Our Prayer Was Answered in the Want Ads

It wasn’t long after our marriage in the Seattle Temple that my wife and I began to shop for the piano that we had decided was a must for our household. It would bring our family closer together as we sang hymns and other songs, especially during family home evenings.

We knew our income could not support a new piano, or even a good used one, so we considered renting. Even that seemed more than we wanted to spend. As we sat down to discuss our finances, I volunteered to sell an item or two out of my workshop. For several years, I had been building cabinets in my spare time, but I had found that lately I had little time for woodworking. I thought if we could sell my radial arm saw, we could use that money, plus a little extra, to buy an old upright piano.

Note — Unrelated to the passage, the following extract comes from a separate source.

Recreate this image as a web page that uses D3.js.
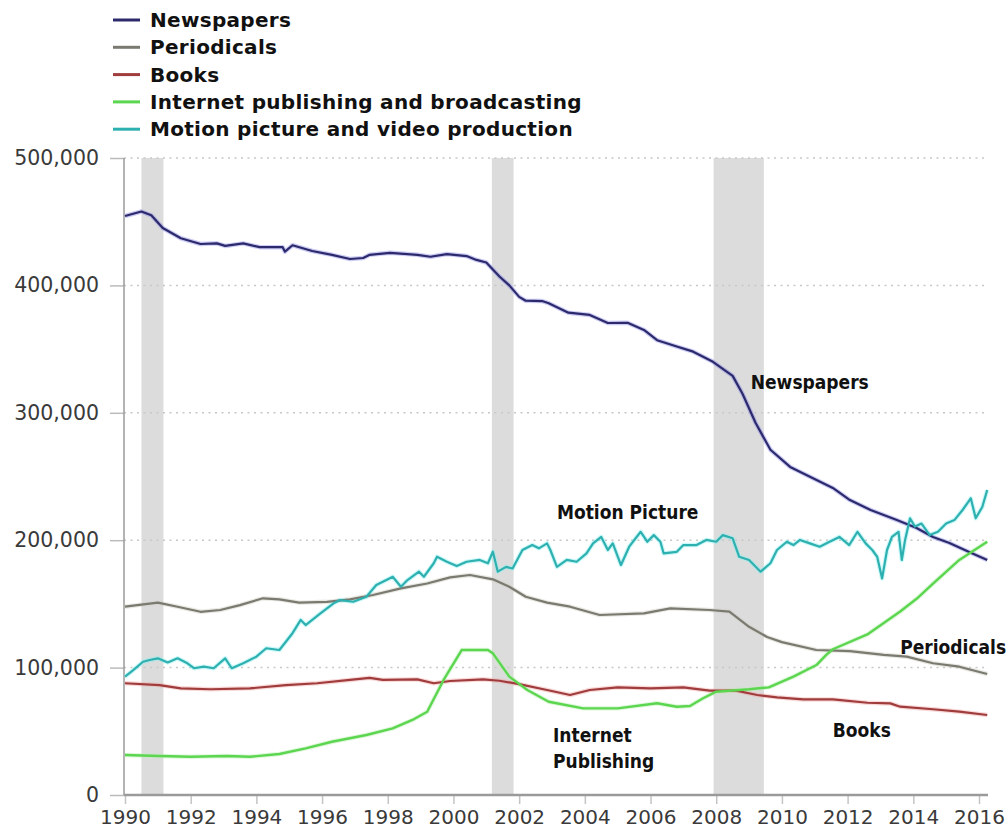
<!DOCTYPE html>
<html>
<head>
<meta charset="utf-8">
<script src="https://cdn.jsdelivr.net/npm/d3@7"></script>
<style>
  html, body { margin: 0; padding: 0; background: #fff; }
  svg { display: block; }
</style>
</head>
<body>
<svg id="chart" width="1008" height="833"></svg>
<script>
// ---------- DATA ----------
const seriesNames = ["Newspapers", "Periodicals", "Books", "Internet publishing and broadcasting", "Motion picture and video production"];
const yTicks = [0, 100000, 200000, 300000, 400000, 500000];
const xTicks = [1990, 1992, 1994, 1996, 1998, 2000, 2002, 2004, 2006, 2008, 2010, 2012, 2014, 2016];
const recessions = [[1990.5, 1991.17], [2001.17, 2001.83], [2007.92, 2009.45]];

// [decimal year, employees]
const newspapers = [[1990.0,454500],[1990.5,458000],[1990.8,455000],[1991.15,445000],[1991.7,437000],[1992.3,432500],[1992.8,433000],[1993.05,431000],[1993.6,433000],[1994.1,430000],[1994.8,430000],[1994.87,426500],[1995.1,431500],[1995.7,427000],[1996.3,424000],[1996.85,420700],[1997.25,421500],[1997.45,424000],[1998.07,425600],[1998.9,424000],[1999.3,422500],[1999.8,424600],[2000.4,423000],[2000.7,420000],[2001.0,418000],[2001.4,407000],[2001.7,400000],[2002.0,391000],[2002.2,388000],[2002.7,387700],[2002.9,386000],[2003.5,378600],[2004.15,376800],[2004.7,370500],[2005.3,370700],[2005.8,365000],[2006.2,357000],[2006.8,352000],[2007.3,348000],[2007.9,340000],[2008.5,329000],[2008.8,315000],[2009.2,292000],[2009.65,271000],[2010.25,257500],[2011.07,247000],[2011.55,241000],[2012.07,231500],[2012.7,223700],[2013.5,215800],[2014.1,209600],[2014.6,202500],[2015.1,197800],[2015.7,190700],[2016.25,184500]];

const periodicals = [[1990.0,147800],[1991.0,151000],[1991.6,147800],[1992.3,143800],[1992.9,145200],[1993.5,149000],[1994.2,154400],[1994.7,153600],[1995.3,151000],[1996.15,151600],[1996.85,153600],[1997.55,157000],[1998.4,162200],[1999.2,166000],[1999.9,170800],[2000.5,172700],[2001.2,169300],[2001.7,163500],[2002.2,155600],[2002.85,151000],[2003.55,147800],[2004.45,141300],[2005.8,142600],[2006.6,146500],[2007.8,145200],[2008.4,144000],[2009.0,132000],[2009.55,124000],[2010.0,120000],[2011.05,113800],[2012.07,113000],[2013.1,110000],[2013.8,108600],[2014.6,103400],[2015.4,100700],[2016.25,95000]];

const books = [[1990.0,87700],[1991.05,86300],[1991.7,83700],[1992.6,83000],[1993.8,83700],[1994.9,86300],[1995.85,87700],[1996.85,90300],[1997.45,92000],[1997.85,90300],[1998.9,90800],[1999.4,87700],[1999.9,89500],[2000.9,90800],[2001.4,89700],[2002.0,87000],[2002.85,82400],[2003.55,78500],[2004.15,82400],[2005.0,84500],[2006.0,83700],[2007.0,84500],[2007.8,81900],[2008.6,81900],[2009.25,78500],[2009.85,76700],[2010.65,75000],[2011.55,75000],[2012.6,72400],[2013.3,71900],[2013.6,69300],[2014.6,67300],[2015.4,65400],[2016.25,62800]];

const internet = [[1990.0,31400],[1991.05,30600],[1992.0,30000],[1993.1,30600],[1993.8,30000],[1994.7,32200],[1995.5,36600],[1996.3,41800],[1997.35,47100],[1998.15,52300],[1998.75,58900],[1999.2,65400],[1999.7,90300],[2000.25,113800],[2001.05,113800],[2001.2,111200],[2001.7,92900],[2002.25,82400],[2002.9,73200],[2003.95,68000],[2005.0,68000],[2006.2,72000],[2006.8,69300],[2007.2,69900],[2007.6,75900],[2008.0,81100],[2009.0,83000],[2009.6,84500],[2010.35,92900],[2011.05,102000],[2011.35,110000],[2011.55,114400],[2012.6,126000],[2013.6,144000],[2014.1,154000],[2014.6,166000],[2015.4,184500],[2016.25,198800]];

const motionPicture = [[1990.0,92900],[1990.25,98000],[1990.55,104600],[1990.75,106000],[1991.0,107300],[1991.3,104000],[1991.6,107300],[1991.9,103400],[1992.1,99500],[1992.4,100700],[1992.7,99500],[1993.05,107300],[1993.25,99500],[1993.6,103400],[1994.0,108600],[1994.3,115200],[1994.7,113800],[1995.1,127000],[1995.35,137400],[1995.5,133400],[1995.95,142600],[1996.35,150500],[1996.55,153000],[1996.95,151700],[1997.35,155600],[1997.65,164800],[1998.05,170000],[1998.15,171300],[1998.4,163500],[1998.6,168700],[1998.95,175300],[1999.1,171300],[1999.4,181900],[1999.5,187000],[1999.8,183100],[2000.1,179700],[2000.4,183100],[2000.8,184500],[2001.05,181900],[2001.2,191000],[2001.35,175300],[2001.6,179100],[2001.8,177800],[2002.1,192300],[2002.4,196200],[2002.6,193600],[2002.85,197500],[2002.95,192300],[2003.15,179100],[2003.45,184500],[2003.75,183100],[2004.05,189600],[2004.25,197500],[2004.5,202600],[2004.7,192300],[2004.85,197500],[2005.1,180500],[2005.35,194900],[2005.7,206600],[2005.9,198800],[2006.1,204000],[2006.3,198800],[2006.4,189600],[2006.8,190900],[2007.0,196200],[2007.4,196200],[2007.7,200200],[2008.0,198800],[2008.2,204000],[2008.5,201500],[2008.7,187000],[2009.0,184500],[2009.35,175300],[2009.65,181900],[2009.85,192300],[2010.15,198800],[2010.35,196200],[2010.55,200200],[2010.85,197500],[2011.15,194900],[2011.45,198800],[2011.75,202600],[2012.05,196200],[2012.3,206600],[2012.55,197500],[2012.75,192300],[2012.9,187000],[2013.05,170000],[2013.2,192300],[2013.35,202600],[2013.55,206600],[2013.65,184500],[2013.75,200200],[2013.9,217200],[2014.05,210700],[2014.25,213100],[2014.5,204000],[2014.75,206600],[2015.0,213100],[2015.25,215800],[2015.5,223700],[2015.75,232900],[2015.9,217200],[2016.1,226100],[2016.25,239400]];

const seriesColors = ["#2c2a6c", "#7a7a70", "#a03c3c", "#5cd650", "#2fb0b0"];
const annotations = [
  {text: "Newspapers", year: 2009.05, value: 318500},
  {text: "Motion Picture", year: 2003.15, value: 217000},
  {text: "Periodicals", year: 2013.6, value: 111000},
  {text: "Internet", year: 2003.03, value: 41500},
  {text: "Publishing", year: 2003.03, value: 21000},
  {text: "Books", year: 2011.55, value: 45500}
];

// ---------- DRAW ----------
const svg = d3.select("#chart");
const x = d3.scaleLinear().domain([1990, 2016]).range([125, 979]);
const y = d3.scaleLinear().domain([0, 500000]).range([795, 158]);
const xEnd = 988;

// recession bands
svg.append("g").selectAll("rect").data(recessions).join("rect")
  .attr("x", d => x(d[0])).attr("width", d => x(d[1]) - x(d[0]))
  .attr("y", y(500000)).attr("height", y(0) - y(500000))
  .attr("fill", "#dcdcdc");

// gridlines (dotted)
svg.append("g").selectAll("line").data(yTicks.filter(d => d > 0)).join("line")
  .attr("x1", 124).attr("x2", xEnd)
  .attr("y1", d => y(d)).attr("y2", d => y(d))
  .attr("stroke", "#c8c8c8").attr("stroke-width", 1.5)
  .attr("stroke-dasharray", "2,4.5");

// y axis
const yAxis = d3.axisLeft(y).tickValues(yTicks).tickSize(14).tickPadding(11)
  .tickFormat(d3.format(","));
const gy = svg.append("g").attr("transform", "translate(124,0)").call(yAxis);
gy.select(".domain").remove();
gy.selectAll(".tick line").attr("stroke", "#bbbbbb").attr("stroke-width", 1.5);
gy.selectAll(".tick text").attr("fill", "#3a3a3a").style("font-family", "'DejaVu Sans', Verdana, sans-serif")
  .style("font-size", "20.5px");
svg.append("line").attr("x1", 124).attr("x2", 124).attr("y1", y(500000)).attr("y2", y(0))
  .attr("stroke", "#9a9a9a").attr("stroke-width", 1.5);

// x axis
const xAxis = d3.axisBottom(x).tickValues(xTicks).tickSize(9).tickPadding(6).tickFormat(d3.format("d"));
const gx = svg.append("g").attr("transform", `translate(0,${y(0)})`).call(xAxis);
gx.select(".domain").remove();
gx.selectAll(".tick line").attr("stroke", "#c4c4c4").attr("stroke-width", 1.5);
gx.selectAll(".tick text").attr("fill", "#3a3a3a").style("font-family", "'DejaVu Sans', Verdana, sans-serif")
  .style("font-size", "20px");
svg.append("line").attr("x1", 124).attr("x2", xEnd).attr("y1", y(0)).attr("y2", y(0))
  .attr("stroke", "#9a9a9a").attr("stroke-width", 2.5);

// lines
const allSeries = [newspapers, periodicals, books, internet, motionPicture];
const line = d3.line().x(d => x(d[0])).y(d => y(d[1])).curve(d3.curveLinear);
const haloColors = ["#8c8ce6", "#cfcfc4", "#f0a8a8", "#b8f0b0", "#8ff0f0"];
const gl = svg.append("g");
allSeries.forEach((s, i) => {
  gl.append("path").datum(s).attr("d", line).attr("fill", "none")
    .attr("stroke", haloColors[i]).attr("stroke-width", 4.5).attr("stroke-opacity", 0.45)
    .attr("stroke-linejoin", "round");
});
allSeries.forEach((s, i) => {
  gl.append("path").datum(s).attr("d", line).attr("fill", "none")
    .attr("stroke", seriesColors[i]).attr("stroke-width", i === 3 ? 2.4 : 2.2)
    .attr("stroke-linejoin", "round");
});

// annotations
svg.append("g").selectAll("text").data(annotations).join("text")
  .attr("x", d => x(d.year)).attr("y", d => y(d.value))
  .text(d => d.text)
  .attr("fill", "#111")
  .style("font-family", "'DejaVu Sans Condensed', 'DejaVu Sans', sans-serif")
  .style("font-stretch", "condensed")
  .style("font-weight", "bold").style("font-size", "19px");

// legend
const legend = svg.append("g").selectAll("g").data(seriesNames).join("g")
  .attr("transform", (d, i) => `translate(0,${27 + i * 27.3})`);
legend.append("line").attr("x1", 113).attr("x2", 140).attr("y1", -7).attr("y2", -7)
  .attr("stroke", (d, i) => seriesColors[i]).attr("stroke-width", 3);
legend.append("text").attr("x", 150).attr("y", 0).text(d => d)
  .attr("fill", "#111")
  .style("font-family", "'DejaVu Sans', Verdana, sans-serif")
  .style("letter-spacing", "0.3px")
  .style("font-weight", "bold").style("font-size", "20px");
</script>
</body>
</html>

As time passed, I was unable to sell my saw; and we had no luck locating a piano for sale. We found nothing in the local paper or in the weekly advertising circulars.

One evening I picked up an ad circular and read through its twenty pages of personal ads for every imaginable item. My wife went through it again after I had looked at it, then we both checked our local newspaper.

“Nothing again this week,” I said. “I sure wish we could find one.”

That night as we knelt together in prayer, I asked that we might find a piano soon so we could have music in our home.

While at work the next day I received a call from my wife, who was very excited. She explained that she had felt drawn to the ad circular that morning while doing the housework. Finally, unable to think of anything else, she had thumbed through it one more time.

Almost immediately she had seen the ad we both had somehow overlooked the night before:

FOR SALE: Upright piano. Excellent condition. Will trade for radial-arm saw or ?. Call …

We decided she should go see the piano that afternoon, and when I got home from work that night she said, “The piano is just fine, and the people who have it will look at your saw this evening.”

Never before has a trade worked out so perfectly for us. We now have a beautiful old piano, worth much more than we could have paid for it. With that grand old instrument, a beautiful spirit came into our home.

That first night, tears of joy and gratitude came to my eyes as the sounds of beautiful music filled our home.

  • Richard W. Rust, a shelter home/nursing home owner, is first counselor in the Tucumcari (New Mexico) Branch presidency.